Former actress-turned-playwright Geraldine Alexander’s new play, Amygdala, looks at how the brain responds to trauma in different people. Catherine (Hermione Gulliford) is a married, middle-aged lawyer whose strong capacity for logic and reason have always guided her every decision. However, this is turned upside down by a chance meeting with charming 26-year-old Joshua (Alex Lanipekun) that teaches her to let her instincts guide her, with devastating consequences.

Many of the scenes between Joshua and Catherine are very touching, and Catherine’s character in particular is extremely likeable and believable in moments of flashback. Gulliford portrays Catherine’s logical, reasoned thinking very convincingly, building a foundation for sympathy with the character throughout the play. In flashbacks, the character is particularly well-written; it is easy to understand her thought processes and motivations, and Gulliford’s natural charisma definitely endeared me to the character. Lanipekun’s physicality is perfect for his role, and he embodies the character’s youthful naivety and blasé outlook on much of life admirably. That I left the theatre not knowing what to think of these characters is testament to the hard work of the actors: they manage to remain highly sympathetic, at the same time as failing to think about the consequences of their actions, in a way which easily could have been annoying in the hands of anyone less capable.

However, I was concerned that Alexander’s portrayal of Catherine’s mental illness strays at times towards the realm of cliché. Catherine is frequently seen singing under her breath while staring blankly into space and rocking, often addressing inanimate objects. This is a conception of mental illness that in this day and age ought to be thoroughly worn out and irrelevant, and falls short of capturing the complexities of intense inner anguish. At times I found her grief totally unbelievable, and completely failed to sympathise with the character because of this over-the-top portrayal. Catherine’s more lucid moments at the end of the play are far more convincing of her emotional turmoil, and feel a lot more natural. We are then able to see the underlying reasons behind her behaviour, and comprehend the nuances of the character in a way that was previously left out of the play, and of which I wish we could have seen more.

Jasper Britton (Simon) brilliantly channels the detached professional side of his character, delivering his lines with matter-of-fact conviction and apparent wisdom, and performs very well throughout the piece. Yet I disliked the way the character develops through the script, and his behaviour towards the end is not credible based on what we have already seen of him. Perhaps this is an attempt to demonstrate how extreme situations can affect the character of a person; however, this is a little misguided, especially considering that this idea should probably have been fully focused on the other characters.

Francesca Reidy’s set design is one of the highlights of the piece. Compartments in the stage that open to reveal props are well-used, allowing characters to introduce new items and ideas seamlessly without interrupting the action. However, the shape of the room means that a lot of action is missed. Joshua Carr’s lighting design is also very well-conceived. Actors are always hit by the light appropriately and the use of spots mean we always knew where to look. In particular, the backlighting on the windows at either end of the room is helpful in conveying the sense of Catherine being trapped in the institution, and use of fairy lights as stars brilliantly portrays the appearance of an ethereal and idealised Catherine in Joshua’s mind.

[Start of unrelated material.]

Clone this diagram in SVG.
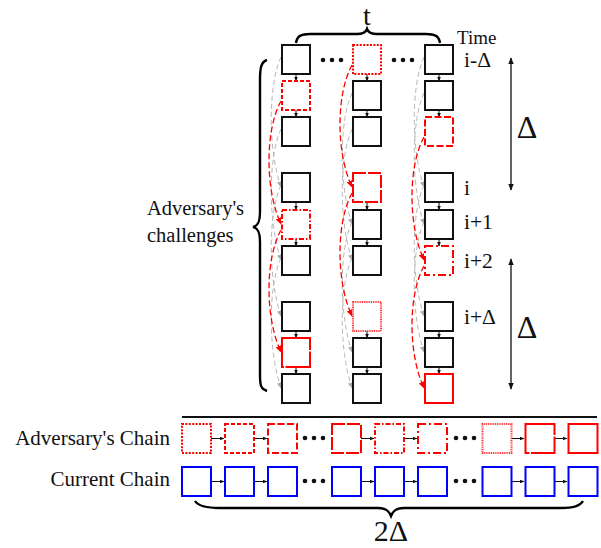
<svg xmlns="http://www.w3.org/2000/svg" width="601" height="548" viewBox="0 0 601 548">
<style>
text{font-family:"Liberation Serif","Times New Roman",serif;fill:#111}
.b{fill:#fff;stroke:#111;stroke-width:2}
.r{fill:#fff;stroke:#f00;stroke-width:2}
.r1{stroke-dasharray:2 1.4}
.r2{stroke-dasharray:4 2}
.r3{stroke-dasharray:7 2.5}
.r4{stroke-dasharray:13 2}
.r5{stroke-dasharray:5 2 1.5 2}
.r6{stroke-dasharray:8 3 2 3}
.r7{stroke-dasharray:1 0.8;stroke:#f33}
.r8{stroke-dasharray:40 1.5}
.bl{fill:#fff;stroke:#00f;stroke-width:2}
.g{fill:none;stroke:#b8b8b8;stroke-width:1;stroke-dasharray:5 3;marker-end:url(#ag)}
.rd{fill:none;stroke:#f00;stroke-width:1.3;stroke-dasharray:6 3;marker-end:url(#ar)}
.k{stroke:#111;stroke-width:1;marker-end:url(#ak)}
.brace{fill:none;stroke:#000;stroke-width:2.4}
.dot{fill:#111}
</style>
<defs>
<marker id="ag" viewBox="0 0 10 10" refX="9" refY="5" markerWidth="6" markerHeight="6" markerUnits="userSpaceOnUse" orient="auto"><path d="M0,1 L10,5 L0,9 z" fill="#aaa"/></marker>
<marker id="ar" viewBox="0 0 10 10" refX="9" refY="5" markerWidth="7" markerHeight="7" markerUnits="userSpaceOnUse" orient="auto"><path d="M0,1 L10,5 L0,9 z" fill="#f00"/></marker>
<marker id="ak" viewBox="0 0 10 10" refX="9" refY="5" markerWidth="5" markerHeight="5" markerUnits="userSpaceOnUse" orient="auto"><path d="M0,1 L10,5 L0,9 z" fill="#111"/></marker>
<marker id="ad" viewBox="0 0 10 10" refX="9" refY="5" markerWidth="7" markerHeight="7" markerUnits="userSpaceOnUse" orient="auto-start-reverse"><path d="M0,1 L10,5 L0,9 z" fill="#111"/></marker>
</defs>

<g id="connectors">
<path class="g" d="M281,57 C268,85 268,150 281,187"/>
<path class="g" d="M281,129 C268,157 268,222 281,260"/>
<path class="g" d="M281,185 C268,213 268,278 281,316"/>
<path class="g" d="M281,258 C268,286 268,350 281,388"/>
<path class="rd" d="M281,101 C265,130 265,190 281,224"/>
<path class="rd" d="M281,230 C265,259 265,318 281,352"/>
<path class="g" d="M352,93 C339,121 339,186 352,224"/>
<path class="g" d="M352,129 C339,157 339,222 352,260"/>
<path class="g" d="M352,222 C339,250 339,314 352,352"/>
<path class="g" d="M352,258 C339,286 339,350 352,388"/>
<path class="rd" d="M352,65 C336,94 336,153 352,187"/>
<path class="rd" d="M352,193 C336,222 336,282 352,316"/>
<path class="g" d="M424,57 C411,85 411,150 424,187"/>
<path class="g" d="M424,93 C411,121 411,186 424,224"/>
<path class="g" d="M424,185 C411,213 411,278 424,316"/>
<path class="g" d="M424,222 C411,250 411,314 424,352"/>
<path class="rd" d="M424,137 C408,166 408,226 424,260"/>
<path class="rd" d="M424,266 C408,295 408,354 424,388"/>
<line class="k" x1="296" y1="74" x2="296" y2="81"/>
<line class="k" x1="296" y1="110" x2="296" y2="117"/>
<line class="k" x1="296" y1="202" x2="296" y2="210"/>
<line class="k" x1="296" y1="239" x2="296" y2="246"/>
<line class="k" x1="296" y1="331" x2="296" y2="338"/>
<line class="k" x1="296" y1="367" x2="296" y2="374"/>
<line class="k" x1="367" y1="74" x2="367" y2="81"/>
<line class="k" x1="367" y1="110" x2="367" y2="117"/>
<line class="k" x1="367" y1="202" x2="367" y2="210"/>
<line class="k" x1="367" y1="239" x2="367" y2="246"/>
<line class="k" x1="367" y1="331" x2="367" y2="338"/>
<line class="k" x1="367" y1="367" x2="367" y2="374"/>
<line class="k" x1="439" y1="74" x2="439" y2="81"/>
<line class="k" x1="439" y1="110" x2="439" y2="117"/>
<line class="k" x1="439" y1="202" x2="439" y2="210"/>
<line class="k" x1="439" y1="239" x2="439" y2="246"/>
<line class="k" x1="439" y1="331" x2="439" y2="338"/>
<line class="k" x1="439" y1="367" x2="439" y2="374"/>
<line class="k" x1="211" y1="438.5" x2="224" y2="438.5"/>
<line class="k" x1="254" y1="438.5" x2="267" y2="438.5"/>
<line class="k" x1="361" y1="438.5" x2="374" y2="438.5"/>
<line class="k" x1="404" y1="438.5" x2="417" y2="438.5"/>
<line class="k" x1="511" y1="438.5" x2="524" y2="438.5"/>
<line class="k" x1="554" y1="438.5" x2="567" y2="438.5"/>
<line class="k" x1="211" y1="481.5" x2="224" y2="481.5"/>
<line class="k" x1="254" y1="481.5" x2="267" y2="481.5"/>
<line class="k" x1="361" y1="481.5" x2="374" y2="481.5"/>
<line class="k" x1="404" y1="481.5" x2="417" y2="481.5"/>
<line class="k" x1="511" y1="481.5" x2="524" y2="481.5"/>
<line class="k" x1="554" y1="481.5" x2="567" y2="481.5"/>
<line x1="511" y1="58" x2="511" y2="190" stroke="#111" stroke-width="1.3" marker-start="url(#ad)" marker-end="url(#ad)"/>
<line x1="511" y1="259" x2="511" y2="389" stroke="#111" stroke-width="1.3" marker-start="url(#ad)" marker-end="url(#ad)"/>
</g>

<g id="c1a"><rect class="b" x="282" y="45" width="28" height="29"/></g>
<g id="c1b"><rect class="r r2" x="282" y="81" width="28" height="29"/></g>
<g id="c1c"><rect class="b" x="282" y="117" width="28" height="29"/></g>
<g id="c1d"><rect class="b" x="282" y="173" width="28" height="29"/></g>
<g id="c1e"><rect class="r r5" x="282" y="210" width="28" height="29"/></g>
<g id="c1f"><rect class="b" x="282" y="246" width="28" height="29"/></g>
<g id="c1g"><rect class="b" x="282" y="302" width="28" height="29"/></g>
<g id="c1h"><rect class="r r8" x="282" y="338" width="28" height="29"/></g>
<g id="c1i"><rect class="b" x="282" y="374" width="28" height="29"/></g>
<g id="c2a"><rect class="r r1" x="353" y="45" width="28" height="29"/></g>
<g id="c2b"><rect class="b" x="353" y="81" width="28" height="29"/></g>
<g id="c2c"><rect class="b" x="353" y="117" width="28" height="29"/></g>
<g id="c2d"><rect class="r r4" x="353" y="173" width="28" height="29"/></g>
<g id="c2e"><rect class="b" x="353" y="210" width="28" height="29"/></g>
<g id="c2f"><rect class="b" x="353" y="246" width="28" height="29"/></g>
<g id="c2g"><rect class="r r7" x="353" y="302" width="28" height="29"/></g>
<g id="c2h"><rect class="b" x="353" y="338" width="28" height="29"/></g>
<g id="c2i"><rect class="b" x="353" y="374" width="28" height="29"/></g>
<g id="c3a"><rect class="b" x="425" y="45" width="28" height="29"/></g>
<g id="c3b"><rect class="b" x="425" y="81" width="28" height="29"/></g>
<g id="c3c"><rect class="r r3" x="425" y="117" width="28" height="29"/></g>
<g id="c3d"><rect class="b" x="425" y="173" width="28" height="29"/></g>
<g id="c3e"><rect class="b" x="425" y="210" width="28" height="29"/></g>
<g id="c3f"><rect class="r r6" x="425" y="246" width="28" height="29"/></g>
<g id="c3g"><rect class="b" x="425" y="302" width="28" height="29"/></g>
<g id="c3h"><rect class="b" x="425" y="338" width="28" height="29"/></g>
<g id="c3i"><rect class="r" x="425" y="374" width="28" height="29"/></g>

<g id="dots-top">
<circle class="dot" cx="323" cy="60" r="2.3"/><circle class="dot" cx="332" cy="60" r="2.3"/><circle class="dot" cx="341" cy="60" r="2.3"/>
<circle class="dot" cx="394" cy="60" r="2.3"/><circle class="dot" cx="403" cy="60" r="2.3"/><circle class="dot" cx="412" cy="60" r="2.3"/>
</g>

<g id="brace-t">
<path class="brace" d="M296,43 C297,36 301,34 310,34 L357,34 C363,34 366,32 367,29 C368,32 371,34 377,34 L426,34 C435,34 439,36 440,43"/>
<text x="367" y="25" font-size="28" text-anchor="middle">t</text>
</g>

<g id="brace-left">
<path class="brace" d="M267,60 C261,62 260,68 260,80 L260,212 C260,222 258,226 253,227 C258,228 260,232 260,242 L260,375 C260,386 261,389 267,391"/>
<text x="147" y="215" font-size="20.5">Adversary's</text>
<text x="147" y="241.5" font-size="20.5">challenges</text>
</g>

<g id="time-labels">
<text x="457" y="44" font-size="19">Time</text>
<text x="464" y="67" font-size="21.5">i-Δ</text>
<text x="464" y="195" font-size="21.5">i</text>
<text x="464" y="229" font-size="21.5">i+1</text>
<text x="464" y="268" font-size="21.5">i+2</text>
<text x="464" y="324" font-size="21.5">i+Δ</text>
<text x="527" y="138" font-size="32" text-anchor="middle">Δ</text>
<text x="527" y="338" font-size="32" text-anchor="middle">Δ</text>
</g>

<line x1="182" y1="417" x2="597" y2="417" stroke="#111" stroke-width="2"/>

<g id="chain-labels">
<text x="170" y="444.5" font-size="21" text-anchor="end">Adversary's Chain</text>
<text x="170" y="486" font-size="21" text-anchor="end">Current Chain</text>
</g>

<g id="a1"><rect class="r r1" x="182" y="424" width="29" height="29"/></g>
<g id="a2"><rect class="r r2" x="225" y="424" width="29" height="29"/></g>
<g id="a3"><rect class="r r3" x="268" y="424" width="29" height="29"/></g>
<g id="a4"><rect class="r r4" x="332" y="424" width="29" height="29"/></g>
<g id="a5"><rect class="r r5" x="375" y="424" width="29" height="29"/></g>
<g id="a6"><rect class="r r6" x="418" y="424" width="29" height="29"/></g>
<g id="a7"><rect class="r r7" x="482.5" y="424" width="29" height="29"/></g>
<g id="a8"><rect class="r r8" x="525.5" y="424" width="29" height="29"/></g>
<g id="a9"><rect class="r" x="568.5" y="424" width="29" height="29"/></g>
<g id="b1"><rect class="bl" x="182" y="467" width="29" height="29"/></g>
<g id="b2"><rect class="bl" x="225" y="467" width="29" height="29"/></g>
<g id="b3"><rect class="bl" x="268" y="467" width="29" height="29"/></g>
<g id="b4"><rect class="bl" x="332" y="467" width="29" height="29"/></g>
<g id="b5"><rect class="bl" x="375" y="467" width="29" height="29"/></g>
<g id="b6"><rect class="bl" x="418" y="467" width="29" height="29"/></g>
<g id="b7"><rect class="bl" x="482.5" y="467" width="29" height="29"/></g>
<g id="b8"><rect class="bl" x="525.5" y="467" width="29" height="29"/></g>
<g id="b9"><rect class="bl" x="568.5" y="467" width="29" height="29"/></g>

<g id="dots-chain">
<circle class="dot" cx="305" cy="438" r="2.3"/><circle class="dot" cx="314" cy="438" r="2.3"/><circle class="dot" cx="323" cy="438" r="2.3"/>
<circle class="dot" cx="456" cy="438" r="2.3"/><circle class="dot" cx="465" cy="438" r="2.3"/><circle class="dot" cx="474" cy="438" r="2.3"/>
<circle class="dot" cx="305" cy="481" r="2.3"/><circle class="dot" cx="314" cy="481" r="2.3"/><circle class="dot" cx="323" cy="481" r="2.3"/>
<circle class="dot" cx="456" cy="481" r="2.3"/><circle class="dot" cx="465" cy="481" r="2.3"/><circle class="dot" cx="474" cy="481" r="2.3"/>
</g>

<g id="brace-bottom">
<path class="brace" d="M195,501 C198,506 205,508 220,508 L378,508 C386,508 389,511 391,516 C393,511 396,508 404,508 L560,508 C574,508 580,506 583,501"/>
<text x="391" y="541" font-size="30" text-anchor="middle">2Δ</text>
</g>
</svg>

Some of the decisions on props, however, are very strange. It is difficult to understand why, when no other items are mimed, both Catherine and Joshua pretend to be on the phone at least twice. It is also odd that Joshua openly references Catherine’s shoes as being beautiful, when these have been glaringly absent from the outset. Equally I am unsure that it is necessary for Joshua to mime playing the saxophone whenever the music comes on. The fact that he obviously isn’t playing looks strange rather than stylistic, and simply holding the instrument would have been enough to signify his musical talents.

This is a well-acted first play from Geraldine Alexander, who shows great promise for a new writer. Although the characterisation in the writing is sometimes a little odd, the play nonetheless engages its audience well, primarily due to the strong performances which guide it through some of the weaker moments in the writing.